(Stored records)
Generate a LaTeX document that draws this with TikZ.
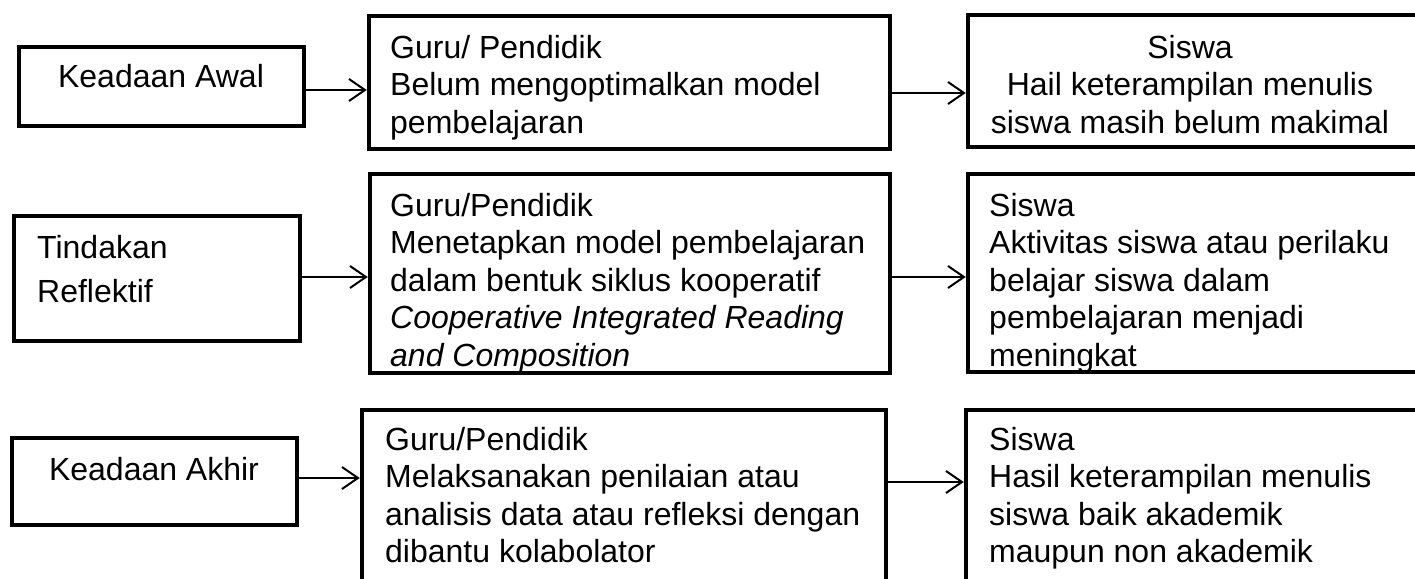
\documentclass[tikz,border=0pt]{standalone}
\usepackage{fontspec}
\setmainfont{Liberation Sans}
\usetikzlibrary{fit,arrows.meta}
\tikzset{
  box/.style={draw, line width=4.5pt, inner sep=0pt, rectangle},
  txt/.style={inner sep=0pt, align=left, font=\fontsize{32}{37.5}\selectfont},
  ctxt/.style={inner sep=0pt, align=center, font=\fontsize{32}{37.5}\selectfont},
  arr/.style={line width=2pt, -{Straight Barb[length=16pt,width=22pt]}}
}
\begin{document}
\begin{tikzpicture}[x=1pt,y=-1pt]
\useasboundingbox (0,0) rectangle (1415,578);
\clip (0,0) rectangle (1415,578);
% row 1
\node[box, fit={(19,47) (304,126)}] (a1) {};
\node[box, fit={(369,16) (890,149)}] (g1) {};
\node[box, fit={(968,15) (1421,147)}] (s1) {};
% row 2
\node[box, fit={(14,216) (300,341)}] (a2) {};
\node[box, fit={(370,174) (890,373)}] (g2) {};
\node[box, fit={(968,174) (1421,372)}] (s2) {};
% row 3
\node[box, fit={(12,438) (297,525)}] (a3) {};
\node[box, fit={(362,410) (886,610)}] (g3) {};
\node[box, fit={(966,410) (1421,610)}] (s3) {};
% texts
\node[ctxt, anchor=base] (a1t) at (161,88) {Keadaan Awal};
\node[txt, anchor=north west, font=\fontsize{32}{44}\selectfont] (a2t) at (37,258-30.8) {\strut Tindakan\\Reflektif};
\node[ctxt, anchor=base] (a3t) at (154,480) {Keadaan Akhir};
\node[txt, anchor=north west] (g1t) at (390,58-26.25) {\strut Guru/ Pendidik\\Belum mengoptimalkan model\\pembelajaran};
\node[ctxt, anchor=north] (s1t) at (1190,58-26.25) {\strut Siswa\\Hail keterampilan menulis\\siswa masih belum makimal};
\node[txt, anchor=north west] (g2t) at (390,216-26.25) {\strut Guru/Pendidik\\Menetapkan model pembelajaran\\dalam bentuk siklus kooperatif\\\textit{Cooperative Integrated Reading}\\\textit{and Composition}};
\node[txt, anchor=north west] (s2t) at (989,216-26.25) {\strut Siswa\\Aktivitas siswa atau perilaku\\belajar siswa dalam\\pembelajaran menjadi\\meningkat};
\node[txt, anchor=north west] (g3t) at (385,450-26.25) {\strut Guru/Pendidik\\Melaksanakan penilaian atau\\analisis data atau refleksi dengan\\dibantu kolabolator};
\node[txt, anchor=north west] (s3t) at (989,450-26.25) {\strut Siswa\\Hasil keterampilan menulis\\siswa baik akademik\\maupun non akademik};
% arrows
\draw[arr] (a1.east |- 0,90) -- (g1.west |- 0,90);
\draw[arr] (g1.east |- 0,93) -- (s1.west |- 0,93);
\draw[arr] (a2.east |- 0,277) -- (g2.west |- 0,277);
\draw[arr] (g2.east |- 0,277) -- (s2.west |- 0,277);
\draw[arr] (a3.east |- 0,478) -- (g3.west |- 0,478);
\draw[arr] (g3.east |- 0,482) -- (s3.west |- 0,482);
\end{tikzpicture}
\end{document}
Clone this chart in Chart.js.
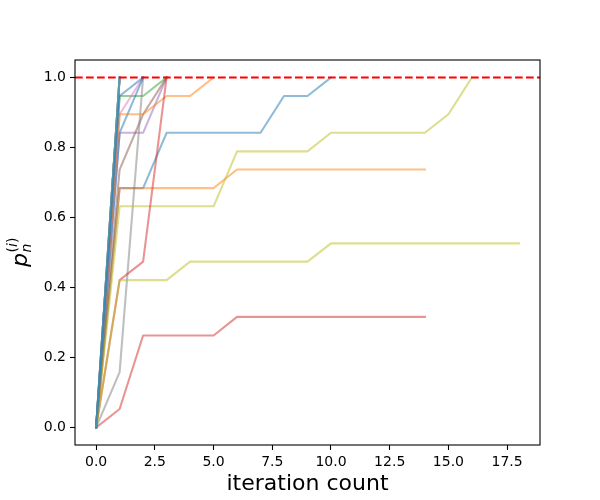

Work to complete: Pictures are excluded; output everything else in the data verbatim.

Problem solution:
Generate a LaTeX document that draws this with TikZ.
\documentclass[tikz,border=0pt]{standalone}
\usepackage{fontspec}
\setmainfont{Liberation Sans}
\usetikzlibrary{fit,arrows.meta}
\tikzset{
  box/.style={draw, line width=4.5pt, inner sep=0pt, rectangle},
  txt/.style={inner sep=0pt, align=left, font=\fontsize{32}{37.5}\selectfont},
  ctxt/.style={inner sep=0pt, align=center, font=\fontsize{32}{37.5}\selectfont},
  arr/.style={line width=2pt, -{Straight Barb[length=16pt,width=22pt]}}
}
\begin{document}
\begin{tikzpicture}[x=1pt,y=-1pt]
\useasboundingbox (0,0) rectangle (1415,578);
\clip (0,0) rectangle (1415,578);
% row 1
\node[box, fit={(19,47) (304,126)}] (a1) {};
\node[box, fit={(369,16) (890,149)}] (g1) {};
\node[box, fit={(968,15) (1421,147)}] (s1) {};
% row 2
\node[box, fit={(14,216) (300,341)}] (a2) {};
\node[box, fit={(370,174) (890,373)}] (g2) {};
\node[box, fit={(968,174) (1421,372)}] (s2) {};
% row 3
\node[box, fit={(12,438) (297,525)}] (a3) {};
\node[box, fit={(362,410) (886,610)}] (g3) {};
\node[box, fit={(966,410) (1421,610)}] (s3) {};
% texts
\node[ctxt, anchor=base] (a1t) at (161,88) {Keadaan Awal};
\node[txt, anchor=north west, font=\fontsize{32}{44}\selectfont] (a2t) at (37,258-30.8) {\strut Tindakan\\Reflektif};
\node[ctxt, anchor=base] (a3t) at (154,480) {Keadaan Akhir};
\node[txt, anchor=north west] (g1t) at (390,58-26.25) {\strut Guru/ Pendidik\\Belum mengoptimalkan model\\pembelajaran};
\node[ctxt, anchor=north] (s1t) at (1190,58-26.25) {\strut Siswa\\Hail keterampilan menulis\\siswa masih belum makimal};
\node[txt, anchor=north west] (g2t) at (390,216-26.25) {\strut Guru/Pendidik\\Menetapkan model pembelajaran\\dalam bentuk siklus kooperatif\\\textit{Cooperative Integrated Reading}\\\textit{and Composition}};
\node[txt, anchor=north west] (s2t) at (989,216-26.25) {\strut Siswa\\Aktivitas siswa atau perilaku\\belajar siswa dalam\\pembelajaran menjadi\\meningkat};
\node[txt, anchor=north west] (g3t) at (385,450-26.25) {\strut Guru/Pendidik\\Melaksanakan penilaian atau\\analisis data atau refleksi dengan\\dibantu kolabolator};
\node[txt, anchor=north west] (s3t) at (989,450-26.25) {\strut Siswa\\Hasil keterampilan menulis\\siswa baik akademik\\maupun non akademik};
% arrows
\draw[arr] (a1.east |- 0,90) -- (g1.west |- 0,90);
\draw[arr] (g1.east |- 0,93) -- (s1.west |- 0,93);
\draw[arr] (a2.east |- 0,277) -- (g2.west |- 0,277);
\draw[arr] (g2.east |- 0,277) -- (s2.west |- 0,277);
\draw[arr] (a3.east |- 0,478) -- (g3.west |- 0,478);
\draw[arr] (g3.east |- 0,482) -- (s3.west |- 0,482);
\end{tikzpicture}
\end{document}
Clone this chart in Chart.js.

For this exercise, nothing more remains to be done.